From stories about babysitter killers to killers with hooks, ghost kids and poisoned candy, these urban legends will make you shiver.
Urban Legend Horror Movies
By  · Published on October 27th, 2020

5. Ring (1998)

Ring urban legends

Hideo Nakata’s 1998 horror classic introduced the world to one of the scariest on-screen images of all time: a girl, dripping wet as she crawls from a well, her hair cascading down in black sheets that completely cover her face. She emerges from her watery tomb and comes straight through the TV, literally scaring her unsuspecting viewer to death. There’s a reason this sequence — and its many other forms across sequels and remakes — puts our hearts in our throats. The idea that the barrier between reality and one’s TV screen could be broken in an instant is terrifying on both a primal and an existential level.

The urban legend on which Ring is based, though, is as tragic as it is frightening. Sadako (and her American counterpart, Samara) is based on the folk legend of Okiku, a character who first appeared in traditional Japanese plays as early as 1741. The original story involves a servant girl whose samurai employer tries to pressure her into a relationship through trickery, convincing her she’s lost one of ten plates that are family heirlooms. When she refuses his advances, he throws her down a well, to her death.

Some versions of the story are more romantic than disturbing, but all of them involve Okiku rising from her grave to terrify those around her, usually by counting to nine. As film fans, we can’t blame author Koji Suzuki for nixing the nine plates and replacing them with a killer videotape and a seven-day death countdown. (Valerie Ettenhofer)


4. Alligator (1980)

Alligator

The other nine films on this list share one thing in common — well, two things if you count the whole “urban legend” angle — and that’s a penchant for human killers, both alive and dead. Director Lewis Teague and writer John Sayles took a different route with their highly entertaining Alligator and instead chose to focus on a legend with a non-human victim. That’s right, I’m saying the man-eating reptile at the heart of this creature feature is the one audiences should be sympathizing with.

The urban legend covered here starts with the ignorant and ill-advised practice of buying non-pet pets, usually for ungrateful little kids, and then panicking when they outgrow their welcome. Newborn alligators, in particular, were purchased as cute little snappers only to be flushed down the toilet when kids grew bored or the scaly beasts threatened to grow too big — but rather than die in the john the tiny gators reportedly grew into full-sized ones in the city sewers as they fed off the excess amount of human waste.

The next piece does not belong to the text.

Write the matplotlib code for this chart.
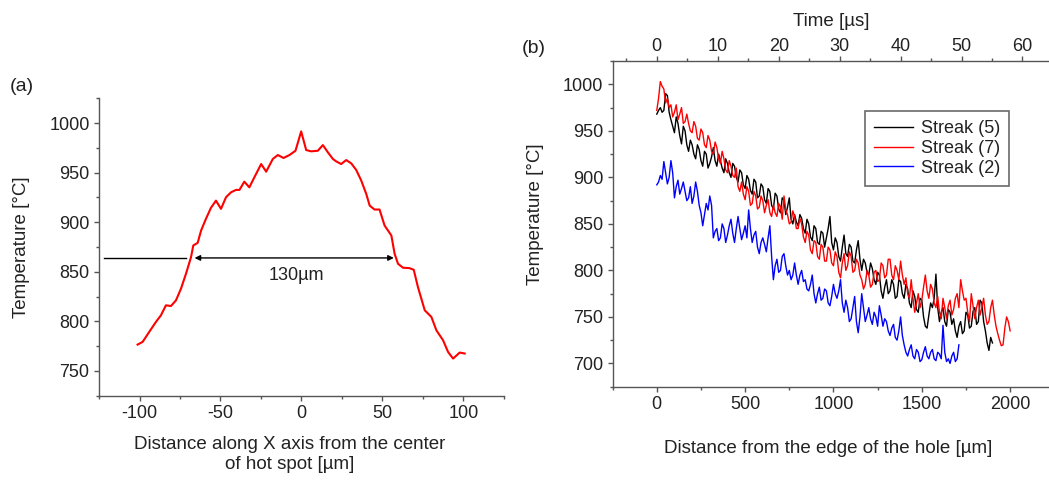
import numpy as np
import matplotlib
matplotlib.use('Agg')
import matplotlib.pyplot as plt
from matplotlib.ticker import MultipleLocator

plt.rcParams['font.family'] = ['Liberation Sans', 'DejaVu Sans']
plt.rcParams['axes.unicode_minus'] = False

# (a) profile across the hot spot
spot_x = [-101.2, -98.1, -94.0, -89.9, -86.8, -83.7, -80.6, -77.5, -74.4, -71.3,
          -68.2, -66.8, -64.1, -62.0, -59.0, -55.9, -52.8, -49.7, -46.6, -43.5,
          -40.4, -38.3, -35.3, -32.2, -29.1, -24.9, -21.8, -17.7, -14.6, -11.1,
          -7.4, -3.7, -0.2, 2.9, 6.0, 10.1, 13.2, 16.3, 19.4, 21.4,
          24.5, 27.6, 30.7, 33.8, 36.9, 40.0, 42.1, 45.1, 48.2, 51.3,
          55.5, 57.5, 59.6, 62.7, 66.4, 69.3, 71.9, 76.1, 80.2, 83.3,
          87.4, 90.5, 93.6, 97.7, 100.8]
spot_t = [776.6, 779.3, 789.4, 799.4, 806.1, 816.2, 815.5, 821.2, 833.0, 848.1,
          864.8, 876.6, 879.2, 891.6, 903.4, 914.5, 921.8, 913.5, 925.2, 930.2,
          932.6, 932.6, 940.9, 935.2, 945.3, 958.7, 951.0, 963.8, 967.8, 964.8,
          967.8, 972.1, 991.6, 972.8, 971.5, 972.1, 977.8, 970.5, 963.8, 961.4,
          958.7, 962.7, 959.4, 952.7, 942.0, 928.5, 916.8, 912.8, 912.8, 896.7,
          886.6, 868.2, 858.1, 854.1, 853.8, 852.1, 834.6, 811.2, 804.5, 791.0,
          781.0, 769.2, 762.5, 768.6, 767.6]

# (b) temperature along the streaks, one value every 10 µm
streak5_x = np.arange(0, 1901, 10)
streak5_t = [968, 972, 975, 970, 972, 990, 988, 970, 962, 955,
             948, 965, 958, 945, 936, 955, 950, 935, 928, 940,
             935, 925, 920, 935, 930, 918, 912, 928, 925, 910,
             915, 922, 932, 918, 912, 925, 918, 910, 905, 920,
             915, 905, 900, 915, 912, 900, 895, 908, 905, 892,
             888, 902, 898, 886, 882, 898, 895, 878, 880, 893,
             890, 876, 872, 888, 885, 870, 866, 883, 880, 866,
             862, 878, 875, 860, 868, 878, 855, 850, 860, 852,
             848, 860, 856, 845, 840, 855, 850, 836, 832, 848,
             845, 830, 828, 842, 840, 825, 835, 845, 858, 830,
             822, 835, 830, 815, 810, 825, 838, 818, 815, 828,
             825, 810, 808, 822, 832, 812, 800, 812, 808, 798,
             795, 808, 802, 790, 785, 798, 795, 778, 770, 782,
             790, 775, 778, 790, 785, 770, 772, 790, 788, 775,
             770, 785, 780, 765, 760, 778, 772, 758, 755, 770,
             768, 750, 740, 738, 752, 765, 760, 770, 796, 760,
             745, 755, 760, 745, 740, 758, 755, 742, 748, 735,
             728, 740, 745, 732, 735, 755, 752, 738, 740, 756,
             760, 742, 745, 768, 765, 745, 735, 722, 714, 728,
             722]

streak7_x = np.arange(0, 2001, 10)
streak7_t = [972, 985, 1003, 998, 995, 980, 985, 975, 978, 965,
             970, 978, 962, 968, 975, 958, 960, 968, 958, 950,
             948, 960, 955, 942, 940, 952, 948, 935, 932, 945,
             940, 928, 925, 938, 932, 920, 915, 928, 920, 908,
             905, 918, 912, 902, 900, 910, 890, 885, 895, 882,
             876, 890, 885, 870, 872, 885, 880, 866, 868, 880,
             875, 862, 870, 876, 862, 858, 870, 862, 858, 872,
             868, 855, 880, 865, 860, 850, 852, 864, 858, 845,
             845, 856, 850, 836, 830, 842, 838, 822, 818, 832,
             830, 815, 812, 828, 825, 810, 810, 825, 822, 808,
             805, 820, 815, 798, 792, 808, 818, 800, 805, 820,
             815, 798, 800, 812, 808, 795, 790, 780, 785, 800,
             795, 782, 785, 798, 800, 788, 790, 808, 805, 792,
             795, 812, 812, 795, 790, 805, 800, 790, 810, 795,
             785, 792, 775, 770, 790, 770, 755, 765, 775, 760,
             768, 782, 795, 778, 770, 785, 780, 765, 760, 772,
             755, 748, 770, 760, 748, 762, 768, 752, 758, 770,
             775, 760, 790, 778, 768, 770, 755, 745, 775, 762,
             748, 760, 768, 752, 760, 770, 752, 742, 745, 760,
             768, 752, 740, 732, 725, 719, 720, 738, 750, 745,
             735]

streak2_x = np.arange(0, 1711, 10)
streak2_t = [892, 895, 902, 898, 917, 905, 893, 900, 918, 905,
             878, 890, 897, 882, 888, 895, 885, 875, 878, 890,
             872, 880, 895, 885, 870, 862, 848, 860, 872, 865,
             880, 870, 835, 842, 845, 832, 835, 850, 845, 830,
             838, 848, 855, 840, 830, 845, 858, 845, 833, 840,
             848, 835, 865, 845, 830, 838, 842, 825, 818, 830,
             835, 828, 820, 835, 848, 815, 790, 805, 812, 798,
             800, 815, 818, 805, 795, 800, 790, 795, 808, 795,
             785, 795, 800, 788, 790, 780, 778, 785, 795, 775,
             765, 775, 782, 768, 770, 780, 778, 765, 762, 772,
             785, 775, 770, 778, 790, 765, 755, 768, 760, 745,
             748, 760, 772, 745, 733, 750, 775, 760, 745, 752,
             760, 748, 742, 755, 750, 740, 762, 752, 740, 748,
             745, 735, 730, 738, 742, 728, 725, 735, 750, 730,
             720, 712, 708, 715, 720, 708, 705, 715, 712, 702,
             704, 712, 718, 708, 705, 712, 715, 705, 703, 712,
             710, 705, 741, 712, 702, 705, 700, 708, 712, 702,
             705, 720]

spine_col = '#555555'
text_col = '#222222'

fig = plt.figure(figsize=(10.49, 4.88), dpi=100)
ax1 = fig.add_axes([0.0944, 0.189, 0.386, 0.6096])
ax2 = fig.add_axes([0.584, 0.2076, 0.416, 0.6672])


def style_ticks(ax, which_axis='both'):
    ax.tick_params(axis=which_axis, which='both', direction='out',
                   color=spine_col, labelcolor=text_col, labelsize=13,
                   width=1.0, pad=3)
    ax.tick_params(axis=which_axis, which='major', length=3.8)
    ax.tick_params(axis=which_axis, which='minor', length=2.3)


def style_axes(ax):
    for s in ['left', 'bottom', 'top', 'right']:
        ax.spines[s].set_color(spine_col)
        ax.spines[s].set_linewidth(1.0)
    ax.spines['right'].set_visible(False)
    ax.spines['top'].set_visible(False)
    style_ticks(ax)


# ---- panel (a)
style_axes(ax1)
ax1.plot(spot_x, spot_t, color='#ff0000', lw=1.5)
ax1.set_xlim(-125, 125)
ax1.set_ylim(725, 1025)
ax1.xaxis.set_major_locator(MultipleLocator(50))
ax1.xaxis.set_minor_locator(MultipleLocator(25))
ax1.yaxis.set_major_locator(MultipleLocator(50))
ax1.yaxis.set_minor_locator(MultipleLocator(25))
ax1.set_ylabel('Temperature [°C]', fontsize=13.5, color=text_col)
ax1.yaxis.set_label_coords(-0.17, 0.5)
ax1.set_xlabel('Distance along X axis from the center\nof hot spot [µm]',
               fontsize=13.5, color=text_col, linespacing=1.2)
ax1.xaxis.set_label_coords(0.472, -0.135)

ax1.plot([-122, -71], [864, 864], color='black', lw=1)
ax1.annotate('', xy=(57, 864), xytext=(-66, 864),
             arrowprops=dict(arrowstyle='<|-|>', color='black', lw=1,
                             mutation_scale=8, shrinkA=0, shrinkB=0))
ax1.text(-3, 846, '130µm', ha='center', va='center', fontsize=13,
         color=text_col)

# ---- panel (b)
style_axes(ax2)
ax2.plot(streak5_x, streak5_t, color='black', lw=1, label='Streak (5)')
ax2.plot(streak7_x, streak7_t, color='#ff0000', lw=1, label='Streak (7)')
ax2.plot(streak2_x, streak2_t, color='#0000ff', lw=1, label='Streak (2)')
ax2.set_xlim(-250, 2220)
ax2.set_ylim(675, 1025)
ax2.xaxis.set_major_locator(MultipleLocator(500))
ax2.xaxis.set_minor_locator(MultipleLocator(250))
ax2.yaxis.set_major_locator(MultipleLocator(50))
ax2.yaxis.set_minor_locator(MultipleLocator(25))
ax2.set_ylabel('Temperature [°C]', fontsize=13.5, color=text_col)
ax2.yaxis.set_label_coords(-0.157, 0.53)
ax2.set_xlabel('Distance from the edge of the hole [µm]',
               fontsize=13.5, color=text_col)
ax2.xaxis.set_label_coords(0.493, -0.165)

speed = 34.5  # µm per µs
sec = ax2.secondary_xaxis('top', functions=(lambda d: d / speed,
                                            lambda t: t * speed))
sec.spines['top'].set_color(spine_col)
sec.spines['top'].set_linewidth(1.0)
sec.xaxis.set_major_locator(MultipleLocator(10))
sec.xaxis.set_minor_locator(MultipleLocator(5))
style_ticks(sec, 'x')
sec.tick_params(axis='x', which='both', pad=0.5)
sec.set_xlabel('Time [µs]', fontsize=13.5, color=text_col, labelpad=9)

leg = ax2.legend(loc='upper right', bbox_to_anchor=(0.908, 0.846),
                 fontsize=13, frameon=True, fancybox=False, handlelength=2.2,
                 borderpad=0.5, labelspacing=0.15, handletextpad=0.4,
                 borderaxespad=0)
leg.get_frame().set_edgecolor('#444444')
leg.get_frame().set_linewidth(1.2)
for t in leg.get_texts():
    t.set_color(text_col)

fig.text(0.0095, 0.822, '(a)', fontsize=14, color=text_col, va='center')
fig.text(0.4976, 0.9016, '(b)', fontsize=14, color=text_col, va='center')

fig.savefig('out.png', dpi=100)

Sayles’ script takes this kernel of a legend and tweaks it to include a gator feasting on lab animals being injected with growth hormones. It grows to an enormous size and is brought to life with both optical and practical effects. Add in Robert Forster as the cop on the scaly beast’s trail and Henry Silva as the big-game hunter hoping to beat him to the kill, and you have a blend of urban legend and animal attack horror that delivers with thrills, spills, and even some laughs. (Rob Hunter)


3. Urban Legend (1998)

Urban Legend

Between I Know What You Did Last Summer, Candyman, and this movie, the ’90s was a great decade for slasher movies inspired by creepy stories that have been told throughout the ages. Urban Legend, however, scores extra points for paying homage to more of these tales than its counterparts.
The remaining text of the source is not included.